** The request **
Copy the lines below as they are; omit the images they contain.

--- start Data lines ---

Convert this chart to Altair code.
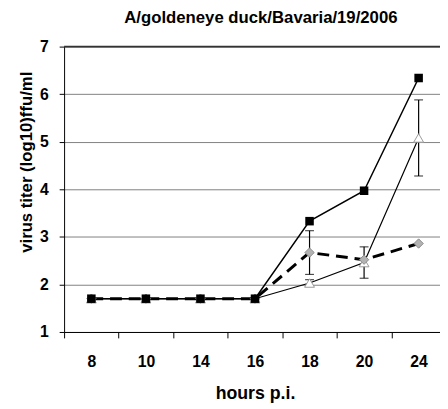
import altair as alt
import pandas as pd

hours = ["8", "10", "14", "16", "18", "20", "24"]
squares = [1.70, 1.70, 1.70, 1.70, 3.33, 3.97, 6.34]
triangles = [1.70, 1.70, 1.70, 1.70, 2.03, 2.46, 5.08]
diamonds = [1.70, 1.70, 1.70, 1.70, 2.67, 2.52, 2.86]
tri_err = [0, 0, 0, 0, 0.07, 0.33, 0.80]
dia_err = [0, 0, 0, 0, 0.46, 0, 0]

df_sq = pd.DataFrame({"hour": hours, "v": squares})
df_tri = pd.DataFrame({"hour": hours, "v": triangles})
df_dia = pd.DataFrame({"hour": hours, "v": diamonds})

err_rows = []
for h, v, e in zip(hours, triangles, tri_err):
    if e > 0:
        err_rows.append({"hour": h, "lo": v - e, "hi": v + e})
for h, v, e in zip(hours, diamonds, dia_err):
    if e > 0:
        err_rows.append({"hour": h, "lo": v - e, "hi": v + e})
df_err = pd.DataFrame(err_rows)
cap_rows = []
for r in err_rows:
    cap_rows.append({"hour": r["hour"], "c": r["lo"]})
    cap_rows.append({"hour": r["hour"], "c": r["hi"]})
df_cap = pd.DataFrame(cap_rows)

FONT = "Liberation Sans"

xenc = alt.X(
    "hour:O",
    sort=hours,
    scale=alt.Scale(type="band", paddingInner=0, paddingOuter=0, range=[0, 388]),
    axis=alt.Axis(
        title="hours p.i.",
        titleFontSize=18,
        titleFontWeight="bold",
        titleX=194,
        titleY=68,
        titleBaseline="alphabetic",
        labelAngle=0,
        labelFontSize=16,
        labelFontWeight="bold",
        labelPadding=16,
        tickBand="extent",
        tickSize=6,
        tickColor="black",
        domainColor="black",
        labelColor="black",
        titleColor="black",
        grid=False,
    ),
)

yscale = alt.Scale(domain=[1, 7], nice=False, zero=False)
yaxis = alt.Axis(
    title="virus titer (log10)ffu/ml",
    titleFontSize=17,
    titleFontWeight="bold",
    titleX=-38,
    titleY=117,
    titleAlign="center",
    titleBaseline="middle",
    values=[1, 2, 3, 4, 5, 6, 7],
    labelFontSize=16,
    labelFontWeight="bold",
    labelPadding=11,
    tickSize=5,
    tickColor="black",
    domainColor="black",
    labelColor="black",
    titleColor="black",
    grid=True,
    gridColor="#808080",
    gridWidth=1,
)

base_y = alt.Y("v:Q", scale=yscale, axis=yaxis)

top_rule = alt.Chart(pd.DataFrame({"t": [7]})).mark_rule(color="#333333", strokeWidth=2).encode(
    y=alt.Y("t:Q", scale=yscale)
)

err = alt.Chart(df_err).mark_rule(color="black", strokeWidth=1.2).encode(
    x=xenc, y=alt.Y("lo:Q", scale=yscale), y2="hi:Q"
)
caps = alt.Chart(df_cap).mark_tick(color="black", size=9, thickness=1.2).encode(
    x=xenc, y=alt.Y("c:Q", scale=yscale)
)

tri_line = alt.Chart(df_tri).mark_line(color="black", strokeWidth=1.2).encode(x=xenc, y=base_y)
tri_pts = alt.Chart(df_tri).mark_point(
    shape="triangle-up", filled=True, fill="white", stroke="#999999", strokeWidth=1, size=100, opacity=1
).encode(x=xenc, y=base_y)

sq_line = alt.Chart(df_sq).mark_line(color="black", strokeWidth=1.5).encode(x=xenc, y=base_y)

dia_line = alt.Chart(df_dia).mark_line(color="black", strokeWidth=3, strokeDash=[12, 7]).encode(x=xenc, y=base_y)
dia_pts = alt.Chart(df_dia).mark_point(
    shape="diamond", filled=True, fill="#b3b3b3", stroke="#8c8c8c", strokeWidth=1, size=90, opacity=1
).encode(x=xenc, y=base_y)

sq_pts = alt.Chart(df_sq).mark_point(
    shape="square", filled=True, color="black", size=75, opacity=1
).encode(x=xenc, y=base_y)

chart = alt.layer(
    top_rule, err, caps, tri_line, tri_pts, sq_line, dia_line, dia_pts, sq_pts
).properties(
    width=382,
    height=290,
    title=alt.TitleParams(
        "A/goldeneye duck/Bavaria/19/2006",
        fontSize=17,
        fontWeight="bold",
        font=FONT,
        color="black",
        anchor="middle",
        dx=9,
        offset=12,
    ),
    autosize=alt.AutoSizeParams(type="none"),
    padding={"left": 57, "top": 36, "right": 0, "bottom": 74},
).configure(font=FONT).configure_view(stroke=None).configure_axis(
    labelFont=FONT, titleFont=FONT
)

chart.save("out.html", embed_options={"renderer": "svg", "actions": False})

--- end Data lines ---

** Result of the task **
Convert this chart to Altair code.
import altair as alt
import pandas as pd

hours = ["8", "10", "14", "16", "18", "20", "24"]
squares = [1.70, 1.70, 1.70, 1.70, 3.33, 3.97, 6.34]
triangles = [1.70, 1.70, 1.70, 1.70, 2.03, 2.46, 5.08]
diamonds = [1.70, 1.70, 1.70, 1.70, 2.67, 2.52, 2.86]
tri_err = [0, 0, 0, 0, 0.07, 0.33, 0.80]
dia_err = [0, 0, 0, 0, 0.46, 0, 0]

df_sq = pd.DataFrame({"hour": hours, "v": squares})
df_tri = pd.DataFrame({"hour": hours, "v": triangles})
df_dia = pd.DataFrame({"hour": hours, "v": diamonds})

err_rows = []
for h, v, e in zip(hours, triangles, tri_err):
    if e > 0:
        err_rows.append({"hour": h, "lo": v - e, "hi": v + e})
for h, v, e in zip(hours, diamonds, dia_err):
    if e > 0:
        err_rows.append({"hour": h, "lo": v - e, "hi": v + e})
df_err = pd.DataFrame(err_rows)
cap_rows = []
for r in err_rows:
    cap_rows.append({"hour": r["hour"], "c": r["lo"]})
    cap_rows.append({"hour": r["hour"], "c": r["hi"]})
df_cap = pd.DataFrame(cap_rows)

FONT = "Liberation Sans"

xenc = alt.X(
    "hour:O",
    sort=hours,
    scale=alt.Scale(type="band", paddingInner=0, paddingOuter=0, range=[0, 388]),
    axis=alt.Axis(
        title="hours p.i.",
        titleFontSize=18,
        titleFontWeight="bold",
        titleX=194,
        titleY=68,
        titleBaseline="alphabetic",
        labelAngle=0,
        labelFontSize=16,
        labelFontWeight="bold",
        labelPadding=16,
        tickBand="extent",
        tickSize=6,
        tickColor="black",
        domainColor="black",
        labelColor="black",
        titleColor="black",
        grid=False,
    ),
)

yscale = alt.Scale(domain=[1, 7], nice=False, zero=False)
yaxis = alt.Axis(
    title="virus titer (log10)ffu/ml",
    titleFontSize=17,
    titleFontWeight="bold",
    titleX=-38,
    titleY=117,
    titleAlign="center",
    titleBaseline="middle",
    values=[1, 2, 3, 4, 5, 6, 7],
    labelFontSize=16,
    labelFontWeight="bold",
    labelPadding=11,
    tickSize=5,
    tickColor="black",
    domainColor="black",
    labelColor="black",
    titleColor="black",
    grid=True,
    gridColor="#808080",
    gridWidth=1,
)

base_y = alt.Y("v:Q", scale=yscale, axis=yaxis)

top_rule = alt.Chart(pd.DataFrame({"t": [7]})).mark_rule(color="#333333", strokeWidth=2).encode(
    y=alt.Y("t:Q", scale=yscale)
)

err = alt.Chart(df_err).mark_rule(color="black", strokeWidth=1.2).encode(
    x=xenc, y=alt.Y("lo:Q", scale=yscale), y2="hi:Q"
)
caps = alt.Chart(df_cap).mark_tick(color="black", size=9, thickness=1.2).encode(
    x=xenc, y=alt.Y("c:Q", scale=yscale)
)

tri_line = alt.Chart(df_tri).mark_line(color="black", strokeWidth=1.2).encode(x=xenc, y=base_y)
tri_pts = alt.Chart(df_tri).mark_point(
    shape="triangle-up", filled=True, fill="white", stroke="#999999", strokeWidth=1, size=100, opacity=1
).encode(x=xenc, y=base_y)

sq_line = alt.Chart(df_sq).mark_line(color="black", strokeWidth=1.5).encode(x=xenc, y=base_y)

dia_line = alt.Chart(df_dia).mark_line(color="black", strokeWidth=3, strokeDash=[12, 7]).encode(x=xenc, y=base_y)
dia_pts = alt.Chart(df_dia).mark_point(
    shape="diamond", filled=True, fill="#b3b3b3", stroke="#8c8c8c", strokeWidth=1, size=90, opacity=1
).encode(x=xenc, y=base_y)

sq_pts = alt.Chart(df_sq).mark_point(
    shape="square", filled=True, color="black", size=75, opacity=1
).encode(x=xenc, y=base_y)

chart = alt.layer(
    top_rule, err, caps, tri_line, tri_pts, sq_line, dia_line, dia_pts, sq_pts
).properties(
    width=382,
    height=290,
    title=alt.TitleParams(
        "A/goldeneye duck/Bavaria/19/2006",
        fontSize=17,
        fontWeight="bold",
        font=FONT,
        color="black",
        anchor="middle",
        dx=9,
        offset=12,
    ),
    autosize=alt.AutoSizeParams(type="none"),
    padding={"left": 57, "top": 36, "right": 0, "bottom": 74},
).configure(font=FONT).configure_view(stroke=None).configure_axis(
    labelFont=FONT, titleFont=FONT
)

chart.save("out.html", embed_options={"renderer": "svg", "actions": False})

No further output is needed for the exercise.